The "clinical system" had been promised to otolaryngologists around the U.S. within the first year of the inception of our NIH human-implant grant.*   Mike Hirshorn had found that U.S. otolaryngologists were relatively uninterested in other cochlear implant systems at the time because they had been promised UCSF devices by R Shindler.  This allocation of engineering resources had a major impact on the research at UCSF.  It should be noted that many of the researchers in the UCSF group did NOT consider the multichannel analog system, described here, as "truly new."  [Reasons: (1) R Michelson and R Schindler had implanted patients with such scala tympani multichannel analog systems long before (and after) the start of our NIH grant (1978).**  (2) Don Eddington was already formally testing a similar analog system in Utah. (3) We felt that Helmholtz and Bekesy, had they had the electronic technology, would have naturally proposed such a system based-on their beautiful understanding of the cochlea.]  

*  In this investigators opinion, it is quite possible that the rivalry between the UCSF and the House Institute surgical staff was at least partially responsible for the many extra tasks that the engineering group was assigned.

** It should be noted that almost all early multichannel analog systems used unisolated, voltage-controlled stimulators.  To create a truly multi-channel system required that each channel's stimulator be electrically isolated from the other channels.  It should be noted that the electrode contact impedances were far larger than the tissue and perilymph impedances in multichannel implants (see //TBD).  As a consequence, defining such systems using unisolated channels as "multichannel" is questionable at best.  In contrast, Don Eddington's real-time multichannel analog system did use channel-isolated, current-controlled stimulators -- as did UCSF's 8-channel non-real-time speech processing laboratory system.

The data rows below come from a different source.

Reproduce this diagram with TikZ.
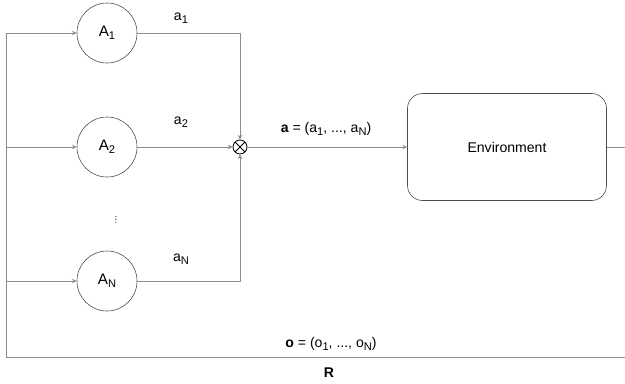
\documentclass[tikz,border=0pt]{standalone}
\usepackage{fontspec}
\setmainfont{Liberation Sans}
\newfontfamily\symfont{DejaVu Sans}
\usepackage{tikz}
\usetikzlibrary{shapes, arrows, positioning}

\newcommand{\lowsub}[1]{\raisebox{-0.4ex}{\fontsize{9.5}{10}\selectfont #1}}

\begin{document}
\begin{tikzpicture}[
        x=0.03cm, y=-0.03cm,
        font=\fontsize{12}{14}\selectfont,
        agent/.style={
            circle, draw=black!70, line width=0.5pt, minimum size=1.8cm, inner sep=0pt,
            font=\fontsize{13}{15}\selectfont
        },
        env/.style={
            rectangle, draw=black!70, line width=0.5pt, rounded corners=0.45cm,
            minimum width=5.97cm, minimum height=3.21cm, align=center
        },
        mixer/.style={circle, draw=black, line width=0.7pt, minimum size=0.42cm, inner sep=0pt,
            path picture={
                \draw[black, line width=0.7pt]
                    (path picture bounding box.north west) -- (path picture bounding box.south east)
                    (path picture bounding box.north east) -- (path picture bounding box.south west);
            }
        },
        wire/.style={draw=black!45, line width=0.8pt},
        arrow/.style={->, >=stealth, draw=black!45, line width=0.8pt}
    ]
        \useasboundingbox (0,0) rectangle (625,383);

        % Agents
        \node[agent] (A1) at (107,33) {A\lowsub{1}};
        \node[agent] (A2) at (107,147) {A\lowsub{2}};
        \node[agent] (AN) at (107,281) {A\lowsub{N}};
        \node (dots) at (116,220) {\symfont\fontsize{7}{8}\selectfont ⋮};

        % Combiner and environment
        \node[mixer] (mix) at (240,147) {};
        \node[env] (envt) at (507,147) {Environment};

        % Feedback points
        \coordinate (l1) at (6,33);
        \coordinate (l2) at (6,147);
        \coordinate (lN) at (6,281);
        \coordinate (lb) at (6,357);
        \coordinate (rb) at (625,357);
        \coordinate (rout) at (625,147);

        % Labels
        \node (la1) at (181,18) {a\lowsub{1}};
        \node (la2) at (181,122) {a\lowsub{2}};
        \node (laN) at (181,259) {a\lowsub{N}};
        \node (lact) at (326,129) {\textbf{a} = (a\lowsub{1}, ..., a\lowsub{N})};
        \node (lobs) at (331,344) {\textbf{o} = (o\lowsub{1}, ..., o\lowsub{N})};
        \node (lrew) at (329,373) {\textbf{R}};

        % Flow arrows
        \draw[arrow] (l1) -- (A1);
        \draw[arrow] (l2) -- (A2);
        \draw[arrow] (lN) -- (AN);
        \draw[arrow] (A1) -| (mix);
        \draw[arrow] (A2) -- (mix);
        \draw[arrow] (AN) -| (mix);
        \draw[arrow] (mix) -- (envt);

        % Feedback loop
        \draw[wire] (envt) -- (rout);
        \draw[wire] (l1) -- (lb) -- (rb);

    \end{tikzpicture}
\end{document}
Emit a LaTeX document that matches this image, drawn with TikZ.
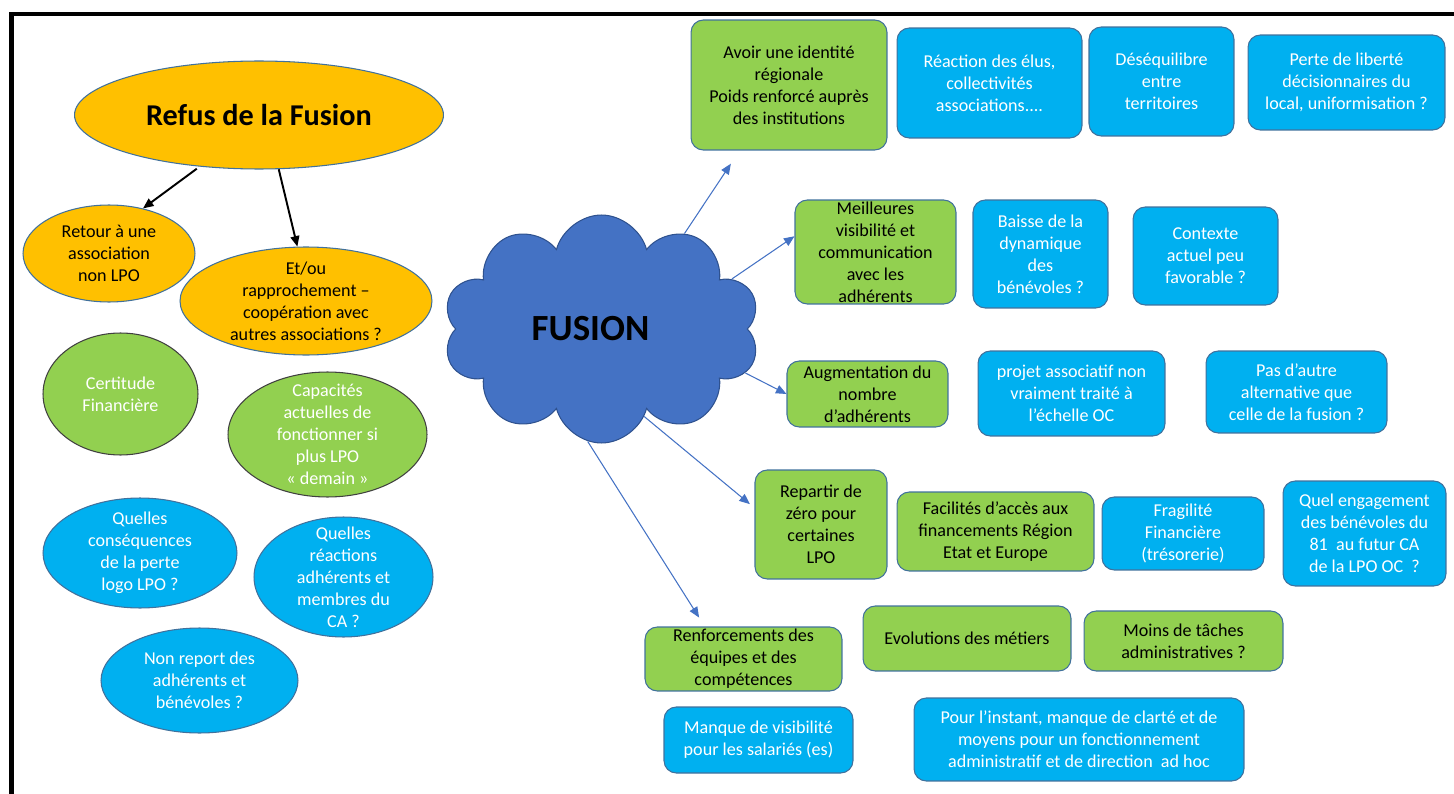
\documentclass[tikz,border=0pt]{standalone}
\usepackage{fontspec}
\setmainfont{Carlito}
\usetikzlibrary{shapes.geometric,shapes.symbols,arrows.meta}
\definecolor{orangefill}{HTML}{FFC000}
\definecolor{greenfill}{HTML}{92D050}
\definecolor{bluefill}{HTML}{00B0F0}
\definecolor{cloudfill}{HTML}{4472C4}
\definecolor{edgeblue}{HTML}{41719C}
\definecolor{clouddraw}{HTML}{2F528F}
\newcommand\boxfont{\fontsize{10.3}{12.5}\selectfont}
\tikzset{
  dims/.style 2 args={minimum width=#1cm, minimum height=#2cm},
  bubble/.style={ellipse, draw=edgeblue, line width=0.6pt, inner sep=-0.3cm, align=center, font=\boxfont},
  orangebubble/.style={bubble, fill=orangefill, text=black},
  greenbubble/.style={bubble, fill=greenfill, draw=black!75, text=white},
  bluebubble/.style={bubble, fill=bluefill, text=white},
  card/.style={rectangle, rounded corners=7pt, draw=edgeblue, line width=0.6pt, inner sep=0pt, align=center, font=\boxfont},
  greencard/.style={card, fill=greenfill, text=black},
  bluecard/.style={card, fill=bluefill, text=white},
  blackarrow/.style={-{Triangle[length=6pt,width=5pt]}, line width=1.1pt, black},
  bluearrow/.style={-{Triangle[length=6pt,width=5pt]}, line width=0.6pt, cloudfill}
}
\begin{document}
\begin{tikzpicture}[x=0.02cm, y=-0.02cm]
            \useasboundingbox (0,0) rectangle (1454,794);
            \draw[line width=2.3pt] (11.5,794) -- (11.5,14) -- (1454,14);
            \node[orangebubble, dims={7.38}{2.16}, font=\fontsize{17.2}{20}\selectfont\bfseries] (refus) at (259,115) {Refus de la Fusion};
            \node[orangebubble, dims={3.44}{1.94}] (retour) at (109,253.5) {Retour à une\\association\\non LPO};
            \node[orangebubble, dims={5.04}{2.16}] (etou) at (306,301) {Et/ou\\rapprochement –\\coopération avec\\autres associations ?};
            \node[greenbubble, dims={3.10}{2.44}] (certitude) at (120.5,394) {Certitude\\Financière};
            \node[greenbubble, dims={3.98}{2.50}] (capacites) at (327.5,434.5) {Capacités\\actuelles de\\fonctionner si\\plus LPO\\«~demain~»};
            \node[bluebubble, dims={3.88}{2.20}] (consequences) at (140,553) {Quelles\\conséquences\\de la perte\\logo LPO ?};
            \node[bluebubble, dims={3.58}{2.40}] (reactions) at (343.5,577) {Quelles\\réactions\\adhérents et\\membres du\\CA ?};
            \node[bluebubble, dims={3.94}{2.10}] (nonreport) at (199.5,680.5) {Non report des\\adhérents et\\bénévoles ?};
            \draw[blackarrow, shorten <=2pt] (refus.221) -- (retour.53);
            \draw[blackarrow] (refus.290) -- (etou.99);
            \node[cloud, cloud puffs=10, aspect=1.4, fill=cloudfill, draw=clouddraw, line width=0.6pt, dims={6.34}{4.56}, font=\fontsize{21}{25}\selectfont\bfseries] (fusion) at (601.5,329) {FUSION\hspace*{0.44cm}};
            \node[greencard, dims={3.92}{2.60}] (avoir) at (789,85) {Avoir une identité\\régionale\\Poids renforcé auprès\\des institutions};
            \node[bluecard, dims={3.70}{2.20}] (reaction) at (989.5,83) {Réaction des élus,\\collectivités\\associations....};
            \node[bluecard, dims={2.90}{2.18}] (desequilibre) at (1161.5,81.5) {Déséquilibre\\entre\\territoires};
            \node[bluecard, dims={3.94}{1.90}] (perte) at (1346.5,82.5) {Perte de liberté\\décisionnaires du\\local, uniformisation ?};
            \node[greencard, dims={3.22}{2.08}] (meilleures) at (875.5,252) {Meilleures\\visibilité et\\communication\\avec les\\adhérents};
            \node[bluecard, dims={2.70}{2.16}] (baisse) at (1040.5,254) {Baisse de la\\dynamique\\des\\bénévoles ?};
            \node[bluecard, dims={2.90}{1.96}] (contexte) at (1205.5,256) {Contexte\\actuel peu\\favorable ?};
            \node[greencard, dims={3.22}{1.32}] (augmentation) at (867.5,394) {Augmentation du\\nombre\\d’adhérents};
            \node[bluecard, dims={3.74}{1.70}] (projet) at (1071.5,393.5) {projet associatif non\\vraiment traité à\\l’échelle OC};
            \node[bluecard, dims={3.62}{1.64}] (pasautre) at (1296.5,392) {Pas d’autre\\alternative que\\celle de la fusion ?};
            \node[greencard, dims={2.64}{2.18}] (repartir) at (821,524.5) {Repartir de\\zéro pour\\certaines\\LPO};
            \node[greencard, dims={3.94}{1.58}] (facilites) at (995.5,531.5) {Facilités d’accès aux\\financements Région\\Etat et Europe};
            \node[bluecard, dims={3.24}{1.46}] (fragilite) at (1183,533.5) {Fragilité\\Financière\\(trésorerie)};
            \node[bluecard, dims={3.26}{2.10}] (engagement) at (1364.5,533.5) {Quel engagement\\des bénévoles du\\81\ \ au futur CA\\de la LPO OC\ \ ?};
            \node[greencard, dims={3.94}{1.28}] (renforcements) at (743.5,659) {Renforcements des\\équipes et des\\compétences};
            \node[greencard, dims={4.16}{1.30}] (evolutions) at (967,638.5) {Evolutions des métiers};
            \node[greencard, dims={3.98}{1.20}] (moins) at (1183.5,641) {Moins de tâches\\administratives ?};
            \node[bluecard, dims={3.78}{1.32}] (manque) at (758.5,740) {Manque de visibilité\\pour les salariés (es)};
            \node[bluecard, dims={6.60}{1.66}] (instant) at (1079,739.5) {Pour l’instant, manque de clarté et de\\moyens pour un fonctionnement\\administratif et de direction\ \ ad hoc};
            \draw[bluearrow, shorten >=9pt] (fusion.49) -- (avoir.233);
            \draw[bluearrow] (fusion.21) -- (meilleures.169);
            \draw[bluearrow] (fusion.-17) -- (augmentation.west);
            \draw[bluearrow, shorten >=3.4pt] (fusion.-64) -- (repartir.166);
            \draw[bluearrow, shorten >=6pt] (fusion.-97) -- (renforcements.140);
\end{tikzpicture}
\end{document}
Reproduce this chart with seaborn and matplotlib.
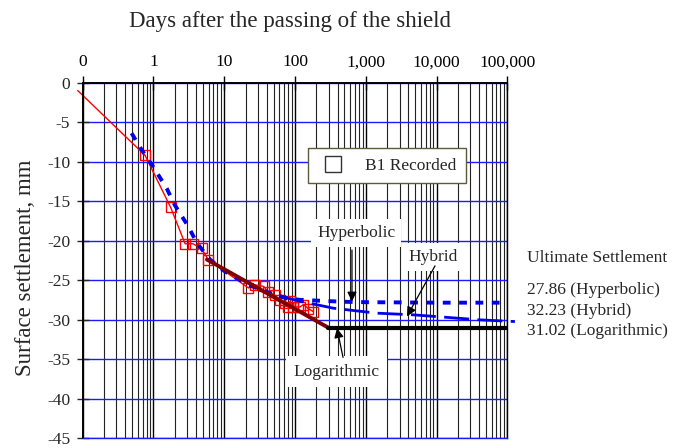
import matplotlib
matplotlib.use("Agg")
import matplotlib.pyplot as plt
import seaborn as sns
import pandas as pd
from matplotlib.lines import Line2D
from matplotlib.ticker import FixedLocator, LogLocator, NullFormatter

# Recorded surface settlement at point B1 (days after shield passage, mm)
rec_days = [0.76, 1.75, 2.8, 3.6, 4.8, 5.9, 22, 27, 36, 42, 52, 61, 72, 80,
            85, 95, 118, 131, 154, 181]
rec_settle = [-9.2, -15.8, -20.4, -20.4, -21.0, -22.4, -26.0, -25.6, -25.8,
              -26.5, -26.9, -27.5, -27.9, -28.4, -27.7, -28.4, -28.4, -28.1,
              -28.6, -29.0]
# lead-in of the recorded trace before the first reading
lead_days = [0.085, 0.76]
lead_settle = [-1.0, -9.2]

# Hyperbolic fit
hyp_days = [0.49, 0.68, 1.0, 1.54, 2.0, 3.1, 4.1, 6.3, 10.2, 21.9, 39.8, 76,
            117, 202, 500, 1000, 10000, 100000]
hyp_settle = [-6.4, -8.5, -10.7, -13.4, -15.5, -18.2, -20.3, -22.4, -23.9,
              -25.6, -26.5, -27.3, -27.5, -27.6, -27.75, -27.8, -27.86, -27.86]

# Hybrid fit
hyb_days = [60, 120, 348, 1426, 4690, 41100, 128000]
hyb_settle = [-27.0, -27.7, -28.56, -29.19, -29.4, -30.04, -30.25]

# Logarithmic fit and its ultimate value
log_days = [5.7, 295]
log_settle = [-22.4, -31.02]
ult_days = [295, 95000]
ult_settle = [-31.02, -31.02]

x_ticks = [0.1, 1, 10, 100, 1000, 10000, 100000]
x_tick_labels = ["0", "1", "10", "100", "1,000", "10,000", "100,000"]
y_ticks = [0, -5, -10, -15, -20, -25, -30, -35, -40, -45]

ult_title = "Ultimate Settlement"
ult_labels = ["27.86 (Hyperbolic)", "32.23 (Hybrid)", "31.02 (Logarithmic)"]

sns.set_style("white")
plt.rcParams["font.family"] = ["Liberation Serif", "DejaVu Serif"]
plt.rcParams["axes.unicode_minus"] = False

fig = plt.figure(figsize=(6.88, 4.48), dpi=100)
ax = fig.add_axes([0.1202, 0.0223, 0.6172, 0.7932])
ax.set_xscale("log")
ax.set_xlim(0.1, 100000)
ax.set_ylim(-45, 0)

# grid: black verticals at every log step, blue horizontals every 5 mm
ax.xaxis.set_major_locator(FixedLocator(x_ticks))
ax.xaxis.set_minor_locator(LogLocator(base=10, subs=range(2, 10), numticks=20))
ax.xaxis.set_minor_formatter(NullFormatter())
ax.grid(True, which="major", axis="x", color="black", lw=1.0)
ax.grid(True, which="minor", axis="x", color="#222222", lw=0.8)
ax.grid(True, which="major", axis="y", color="#1a1aff", lw=1.0)
ax.set_axisbelow(True)

# recorded data
sns.lineplot(x=lead_days, y=lead_settle, ax=ax, color="red", lw=1.0,
             sort=False, estimator=None, clip_on=False)
rec = pd.DataFrame({"days": rec_days, "settle": rec_settle})
sns.lineplot(data=rec, x="days", y="settle", ax=ax, color="red", lw=1.0,
             sort=False, estimator=None, marker="s", markersize=7.5,
             markerfacecolor="none", markeredgecolor="red",
             markeredgewidth=1.0)

# fitted curves
l1 = sns.lineplot(x=hyp_days, y=hyp_settle, ax=ax, color="#0000ee", lw=2.8,
                  sort=False, estimator=None).lines[-1]
l1.set_linestyle((0, (2.0, 2.2)))
l2 = sns.lineplot(x=hyb_days, y=hyb_settle, ax=ax, color="#0000ee", lw=2.0,
                  sort=False, estimator=None, clip_on=False).lines[-1]
l2.set_linestyle((0, (9, 3)))
sns.lineplot(x=log_days, y=log_settle, ax=ax, color="#800000", lw=2.8,
             sort=False, estimator=None)
sns.lineplot(x=ult_days, y=ult_settle, ax=ax, color="black", lw=3.0,
             sort=False, estimator=None)

# axes styling
ax.xaxis.tick_top()
ax.xaxis.set_label_position("top")
ax.set_xticklabels(x_tick_labels)
ax.set_yticks(y_ticks)
ax.set_yticklabels([str(v) for v in y_ticks])
ax.tick_params(axis="x", which="major", direction="inout", length=10,
               width=1.0, pad=4, labelsize=12.5, colors="black")
ax.tick_params(axis="x", which="minor", length=0)
ax.tick_params(axis="y", which="major", direction="inout", length=8,
               width=1.0, pad=5, labelsize=12.5, left=True)
for side in ("top", "left", "right"):
    ax.spines[side].set_visible(True)
    ax.spines[side].set_color("black")
ax.spines["top"].set_linewidth(1.4)
ax.spines["left"].set_linewidth(1.4)
ax.spines["right"].set_linewidth(1.0)
ax.spines["bottom"].set_color("#1a1aff")
ax.spines["bottom"].set_linewidth(1.0)

ax.set_xlabel("")
ax.set_ylabel("Surface settlement, mm", fontsize=16.5)
ax.yaxis.set_label_coords(-0.11, 0.48)
fig.text(0.422, 0.953, "Days after the passing of the shield",
         fontsize=16.5, ha="center", va="center")

# annotations
box = dict(boxstyle="square,pad=0.35", facecolor="white", edgecolor="none")
arrow = dict(arrowstyle="-|>", color="black", lw=0.9, mutation_scale=14,
             shrinkA=0, shrinkB=0)
ax.text(728, -19.0, "Hyperbolic", fontsize=12.5, ha="center", va="center",
        bbox=box, zorder=5)
ax.annotate("", xy=(638, -27.7), xytext=(638, -21.2), arrowprops=arrow,
            zorder=6)
ax.text(8830, -22.06, "Hybrid", fontsize=12.5, ha="center", va="center",
        bbox=box, zorder=5)
ax.annotate("", xy=(3820, -29.6), xytext=(9510, -23.2), arrowprops=arrow,
            zorder=6)
ax.text(388, -36.6, "Logarithmic", fontsize=12.5, ha="center", va="center",
        bbox=dict(boxstyle="square,pad=0.45", facecolor="white",
                  edgecolor="none"), zorder=5)
ax.annotate("", xy=(392, -31.1), xytext=(477, -34.8), arrowprops=arrow,
            zorder=6)

# legend
handle = Line2D([], [], linestyle="none", marker="s", markersize=11,
                markerfacecolor="white", markeredgecolor="#333333",
                markeredgewidth=1.0)
leg = ax.legend([handle], ["B1 Recorded"], loc="upper left",
                bbox_to_anchor=(0.531, 0.816), borderaxespad=0,
                frameon=True, fancybox=False, fontsize=12.5,
                handletextpad=0.95, borderpad=0.55, handlelength=1.8)
leg.get_frame().set_edgecolor("#5c5c3d")
leg.get_frame().set_linewidth(1.0)
leg.get_frame().set_facecolor("white")
leg.get_frame().set_alpha(1.0)
leg.set_zorder(7)

# ultimate settlement summary
fig.text(527 / 688, 1 - 258 / 448, ult_title, fontsize=12.5,
         ha="left", va="center")
for lbl, ypx in zip(ult_labels, [290, 311, 331]):
    fig.text(527 / 688, 1 - ypx / 448, lbl, fontsize=12.5,
             ha="left", va="center")

fig.savefig("out.png", dpi=100)
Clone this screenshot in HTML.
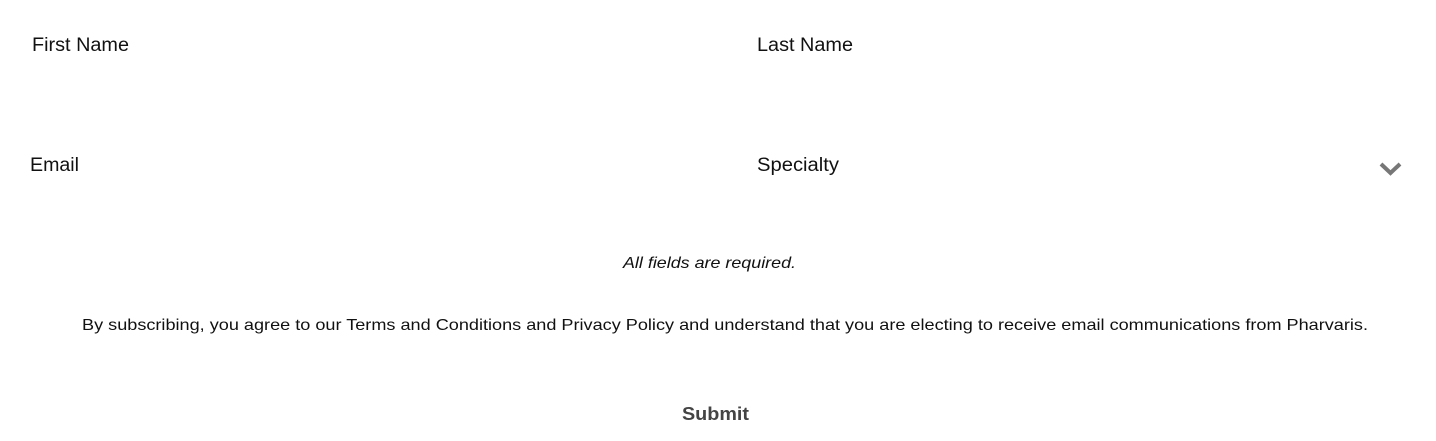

UCSF's portable, take-home device had isolated channels, but used voltage drivers. Whereas, UCSF's table-top real-time systems had isolated current sources (as well as isolated voltage sources as an option, for comparison purposes). See pp. 166 of Merzenich, 1983 for a diagram of one commonly-used configuration of UCSF's table-top real-time 4-channel analog processor. An aside:  I remember hearing that Dr. Hall and Dr. James Flanagan from Bell Labs designed and built one or more optically-isolated current sources in the 1960s for cochlear implant research that they had conducted with Blair Simmons.  When I was doing the same thing 10 years later for animal experiments, I certainly felt in good company!